Appends a new element to the vector making it one unit longer.

mut T.pop_back() void;

Deletes the last element and makes te vector one unit shorter.

mut T.insert(in idx i64, in count i64, in e T.Element) void;

Inserts count elements, all identical to e (the last parameter) after the position idx.
The vector increases its length by count.

mut T.erase(in idx i64, in top i64) void;

Erases the elements from position idx included to top (excluded).
The vector decreases its length by top - idx.

mut T.insert_v(in idx i64, in to_insert T) void;

Inserts vector to_insert inside the argument at position idx.

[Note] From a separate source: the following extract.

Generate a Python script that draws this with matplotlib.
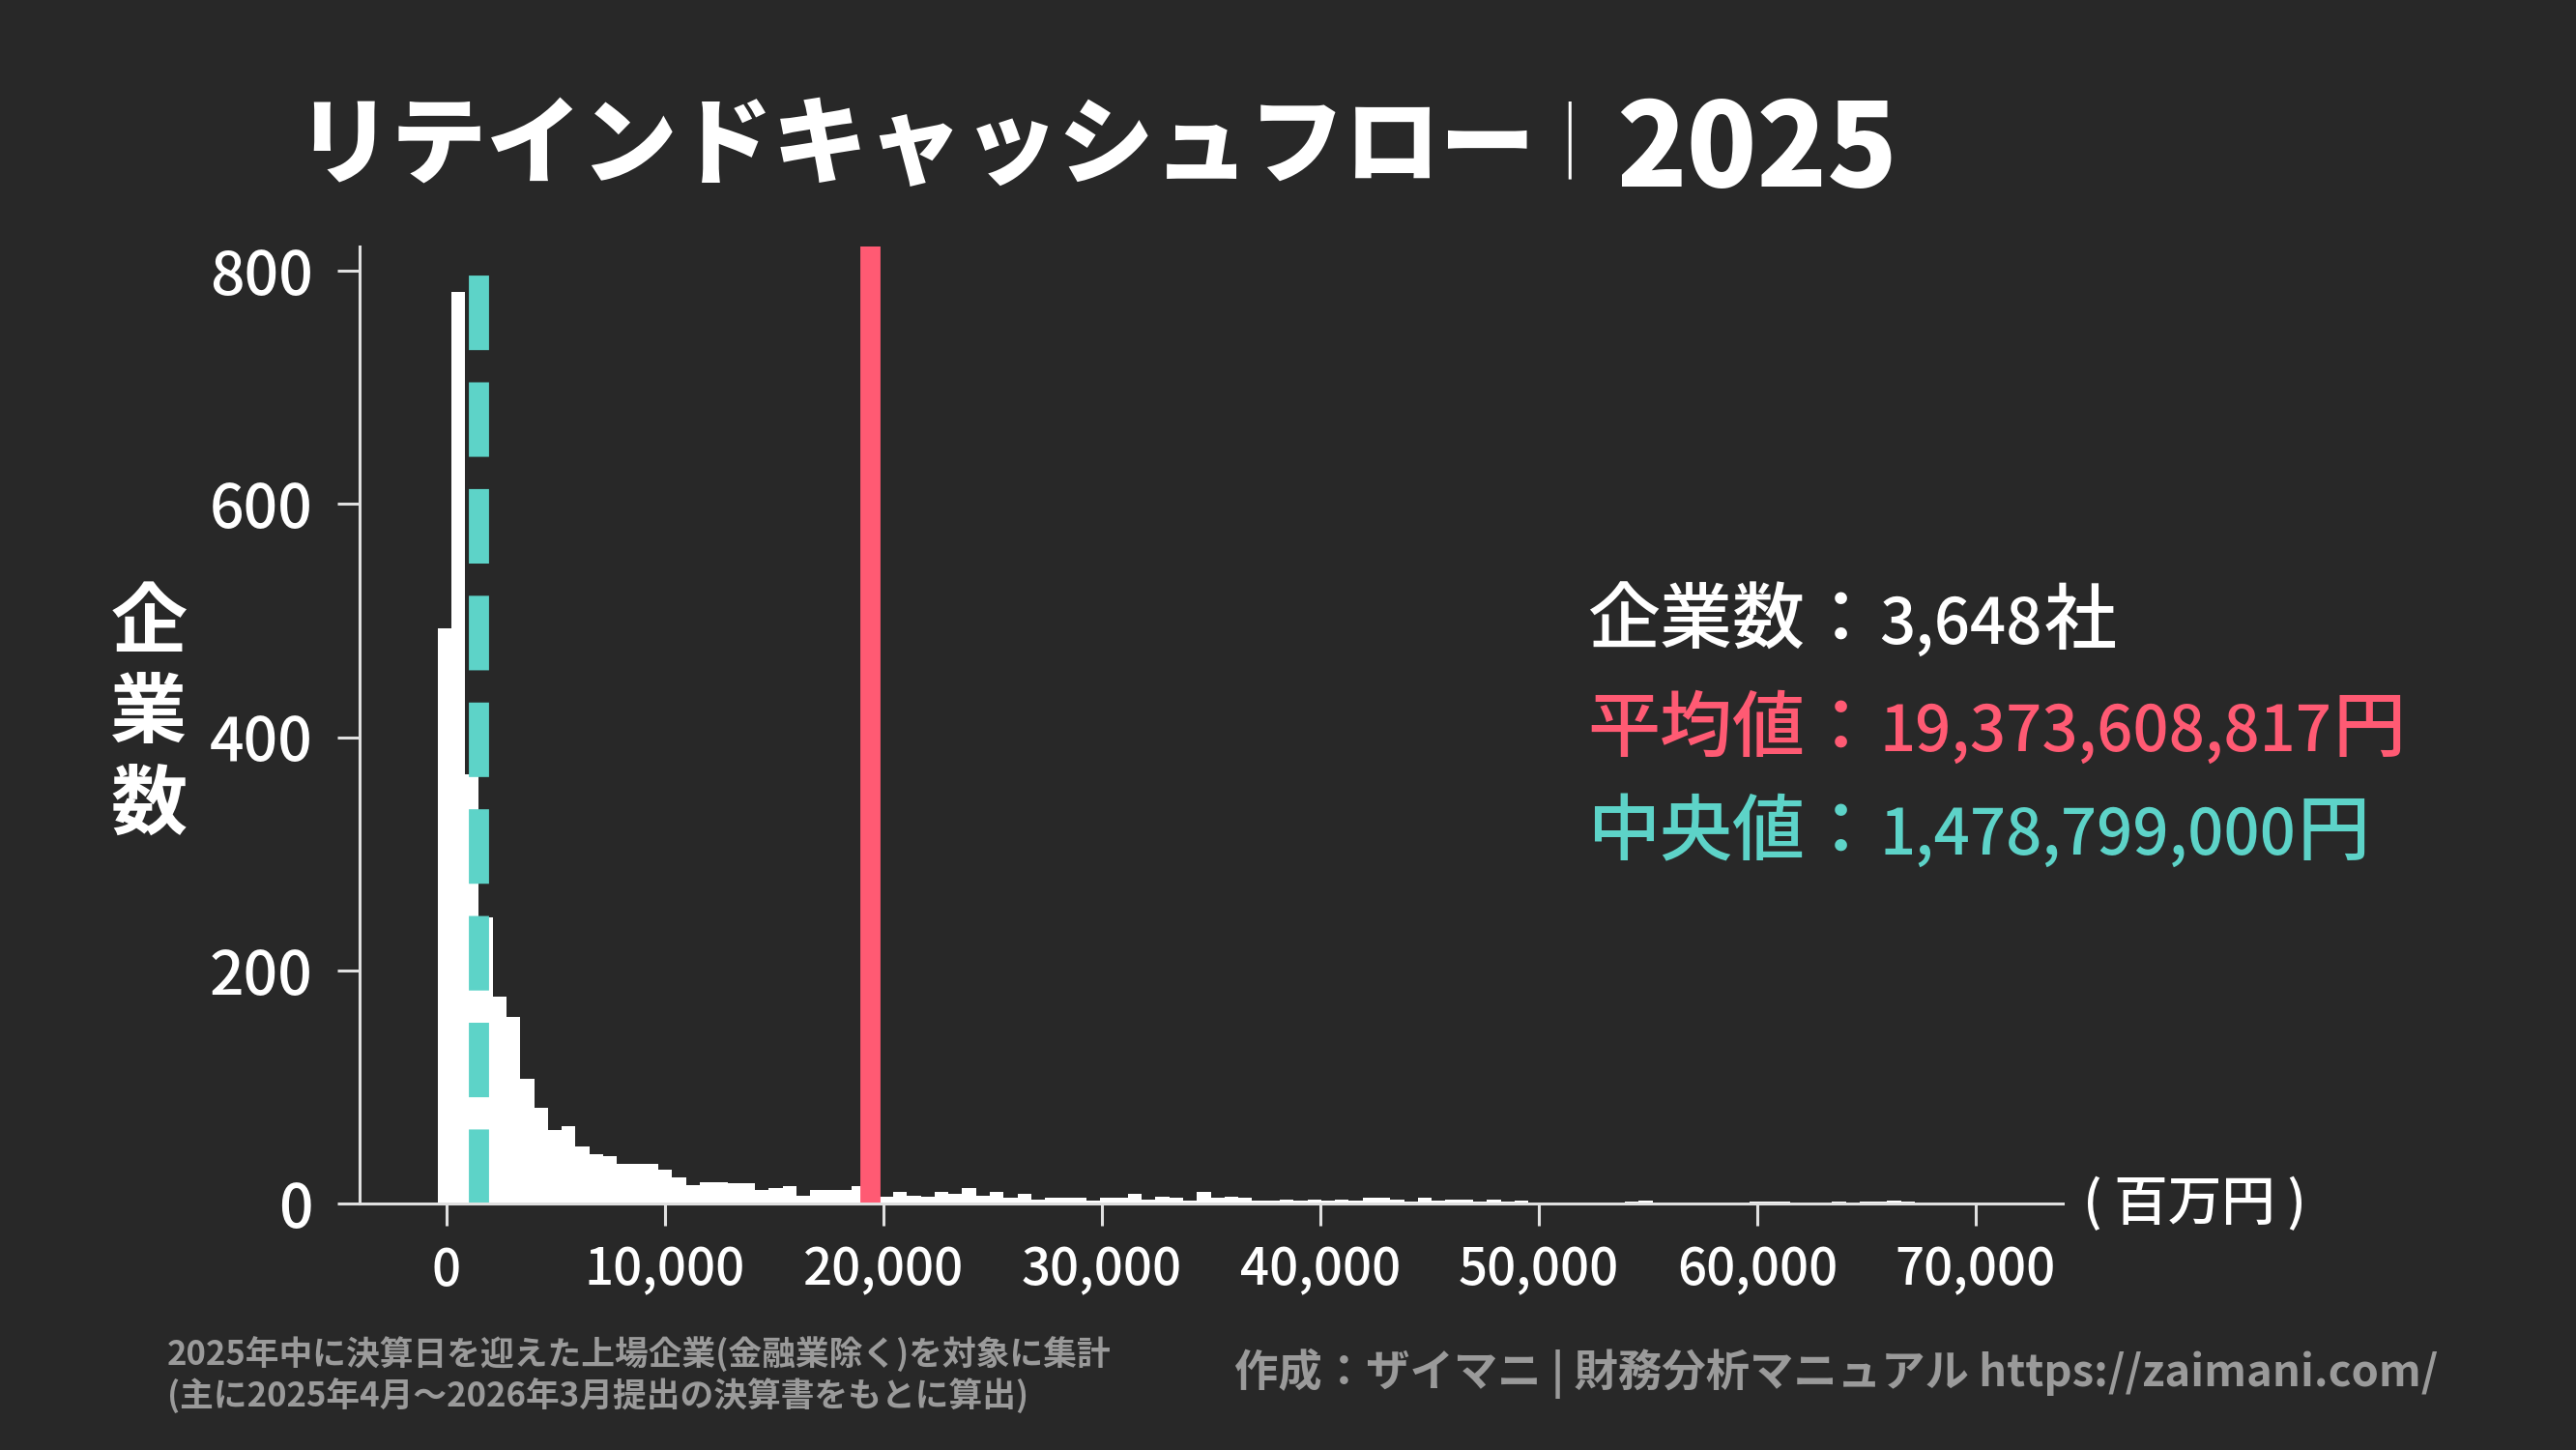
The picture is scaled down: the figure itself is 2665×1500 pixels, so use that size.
import matplotlib
matplotlib.use('Agg')
import matplotlib.pyplot as plt
import numpy as np

# histogram of retained cash flow (unit: million yen)
bin_start = -410
bin_width = 632
counts = [493, 782, 368, 246, 178, 160, 107, 82, 63, 67, 49, 43, 41, 34, 34, 34,
          29, 23, 16, 19, 19, 18, 18, 12, 14, 15, 7, 12, 12, 12, 15, 10,
          6, 10, 7, 6, 10, 9, 14, 7, 10, 5,
          9, 4, 5, 5, 5, 3, 5, 5, 9, 4, 6, 5, 3, 10, 5, 6, 5, 3, 3, 4, 3, 4, 3, 4,
          3, 5, 5, 4, 2, 5, 3, 4, 4, 2, 4,
          2, 3, 1, 1, 1, 1, 1, 1, 1, 2, 3, 1, 1, 1, 1, 1, 1, 1, 2, 2, 2, 1, 1, 1,
          2, 1, 2, 2, 3, 2]

n_companies = 3648
mean_value = 19373.608817    # million yen
median_value = 1478.799      # million yen

xticks = [0, 10000, 20000, 30000, 40000, 50000, 60000, 70000]
yticks = [0, 200, 400, 600, 800]

title_main = 'リテインドキャッシュフロー'
title_year = '2025'
note_lines = ['2025年中に決算日を迎えた上場企業(金融業除く)を対象に集計',
              '(主に2025年4月〜2026年3月提出の決算書をもとに算出)']
credit = '作成：ザイマニ | 財務分析マニュアル https://zaimani.com/'

bg = '#282828'
red = '#ff5a73'
teal = '#5dd3c8'
grey = '#9a9a9a'
jp = 'Noto Sans CJK JP'
plt.rcParams['font.family'] = [jp, 'DejaVu Sans']

W, H = 2665, 1500
fig = plt.figure(figsize=(W / 100, H / 100), dpi=100, facecolor=bg)
ax = fig.add_axes([0.1394, 0.1697, 0.6615, 0.6606])
ax.set_facecolor(bg)

edges = bin_start + bin_width * np.arange(len(counts))
ax.bar(edges, counts, width=bin_width, align='edge', color='white', linewidth=0, zorder=2)

ax.axvline(median_value, color=teal, lw=15, ls='--', zorder=3)
ax.axvline(mean_value, color=red, lw=15, zorder=3)

ax.set_xlim(-4000, 74000)
ax.set_ylim(0, max(counts) * 1.05)
ax.set_xticks(xticks)
ax.set_xticklabels([f'{v:,}' for v in xticks])
ax.set_yticks(yticks)

for s in ['top', 'right']:
    ax.spines[s].set_visible(False)
for s in ['left', 'bottom']:
    ax.spines[s].set_color('#e0e0e0')
    ax.spines[s].set_linewidth(2.2)
    ax.spines[s].set_zorder(4)
ax.tick_params(length=16.5, width=2.2, color='#e0e0e0', labelcolor='white')
ax.tick_params(axis='x', pad=14, labelsize=38)
ax.tick_params(axis='y', pad=18, labelsize=45)
for lab in ax.get_xticklabels() + ax.get_yticklabels():
    lab.set_fontweight('medium')

# axis labels
fig.text(154 / W, 1 - 739 / H, '企\n業\n数', color='white', fontsize=57,
         fontweight='bold', ha='center', va='center', linespacing=1.2)
fig.text(2155 / W, 1 - 1246 / H, '( 百万円 )', color='white', fontsize=40,
         fontweight='medium', ha='left', va='center')

# title
fig.text(306 / W, 1 - 153 / H, title_main, color='white', fontsize=71,
         fontweight='black', ha='left', va='center')
fig.text(1623 / W, 1 - 153 / H, '｜', color='white', fontsize=58,
         fontweight='light', ha='center', va='center')
fig.text(1672 / W, 1 - 193 / H, title_year, color='white', fontsize=86,
         fontweight='black', ha='left', va='baseline')

# summary numbers: label, number and unit set side by side
renderer = fig.canvas.get_renderer()
stats = [('企業数：', f'{n_companies:,}', '社', 'white', 666),
         ('平均値：', f'{int(round(mean_value * 1e6)):,}', '円', red, 777),
         ('中央値：', f'{int(round(median_value * 1e6)):,}', '円', teal, 884)]
for label, num, unit, col, ypix in stats:
    x = 1642 / W
    y = 1 - ypix / H
    for piece, size in [(label, 54), (num, 47), (unit, 54)]:
        t = fig.text(x, y, piece, color=col, fontsize=size,
                     fontweight='medium', ha='left', va='baseline')
        x = t.get_window_extent(renderer).x1 / W + 2 / W

# footer
fig.text(173 / W, 1 - 1423 / H, '\n'.join(note_lines), color=grey, fontsize=25,
         fontweight='bold', ha='left', va='center', linespacing=1.2)
fig.text(2522 / W, 1 - 1421 / H, credit, color=grey, fontsize=32.7,
         fontweight='bold', ha='right', va='center')

fig.savefig('out.png', dpi=100, facecolor=bg)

mut T.append(in to_append T) void;

Appends vector to_append to the argument.

Maps

The following apply if the argument is a map:

mut T.reserve(in count i64) void;

Forces the map to allocate memory space in view of future expansions. Note that this doesn't change the actual content of the map.
count is the number of elements we want to be able to store in the map.

T.capacity() i32;

Returns the space allocated with reserve (or as an effect of map insertions). The returned value is the 
maximum number of elements the map can store without reallocating.

mut T.shrink_to_fit() void;

It trims the memory allocation to that strictly needed for the current map content.

mut T.clear() void;

Clears all the map entries.

T.size() i32;

Returns the number of values stored in the map.

T.empty() bool;

Returns true if the map is empty. 

mut T.insert(in key T.Key, in value T.Element) void;

Assigns a value to a key. If the key already has a value, it is replaced.

mut T.erase(in key T.Key) void;

Deletes the key and its value from the map.

T.get(in key T.Key) T.Element;

Retrieves the value of a key. Can throw an exception if the key doesn't exist in the map (was never assigned)

T.get_safe(in key T.Key, in default T.Element) T.Element;

Retrieves the value of a key. If the key doesn't exist in the map (was never assigned), returns the default value.

T.has(in key T.Key) bool;

Checks if key has a value.

T.key_at(in idx i64) T.Element;
T.value_at(in idx i64) T.Element;

Respectively read the key and value at the idx-th position.
valid idx values are from 0 to size()-1. No order is guaranteed. A key and its value are guaranteed to have the same index.